It all began when I entered a Prototype Newspaper of the Future contest, sponsored by the Southern Newspaper Publishers Association. Okay, I haven’t exactly won it yet, but my ideas are so cool and innovative that I am sure to win. I doubt that other entries will combine sex, computer-controlled newspaper delivery robots, drugs, and rock and roll. Why, I have so much confidence in my entry, fellow OJR readers, that I am daring you — even double-daring you — to come up with something better.
Idea #1: Sex! Also, cover the future, not just the past and present
Any idiot can write stories about events that have already happened, and even the dumbest, most makeup-wearing TV reporter can bring you “live, on the scene” coverage of events that are happening right now, but only visionaries and psychics can bring you news of events that haven’t happened yet and that, indeed, may never happen at all.

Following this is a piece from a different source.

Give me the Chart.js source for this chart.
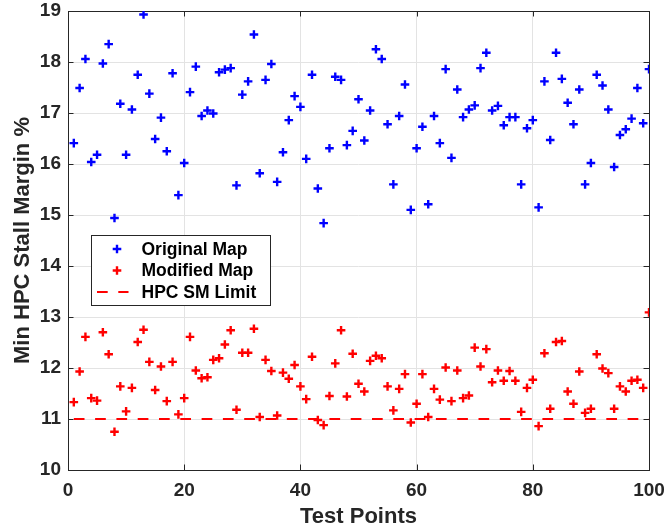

(The contest ad said, “Think big. Think radical.” So I am!)
We all know that the average age of Americans is going up. And recent studies have shown that Americans no longer give up sex once they turn 30. So we already know that one of the hottest job fields in coming years is going to be Geriatric Sex Counseling.
Armed with this knowledge, a smart newspaper will want to have at least two or three certified gerontological orgasmentarianists on staff by the end of this year, in anticipation of this employment trend, instead of waiting for it to happen. Some of the more forward-looking newspapers will probably have entire sections devoted to orgasmentarianism before long, complete with online video instructions in full color made both by staff professionals and volunteer readers with their webcams and camcorders.
A few sticks-in-the mud will no doubt say this is nothing but a way to sell sex. What’s the matter with these people? Haven’t they been watching TV lately? Especially cable? I swear, the tube is full of sex, sex, sex, all the time. Newspapers have fallen behind and need to catch up. Pitching their prurience toward older folks, and cloaking it (and uncloaking it once you click the “I am over 18″ box on the Web site) in educational robes, will allow newspaper publishers to claim they are taking the high road instead of catering to the Lower Classes like that boorish Murdoch person and his soon-to-be-launched weekly “Bare Banking Babes” feature in his latest acquisition, the Wall Street Journal.
Note that what I have done here, in this very article, is write about events that have not yet happened. This is proof that it can be done. And if I — a former cab driver, soldier, electronics technican, and limousine owner — can do it, people with enough degrees to work for modern newspaper chains ought to be able to do it even better.
So go forth, newspaper futurists, and tell us tales not only of what is, but of what will (or at least might) be. We will be waiting to read your words of wisdom with bated breath (or possibly baited breath, if we rely on spellcheckers more than we really should).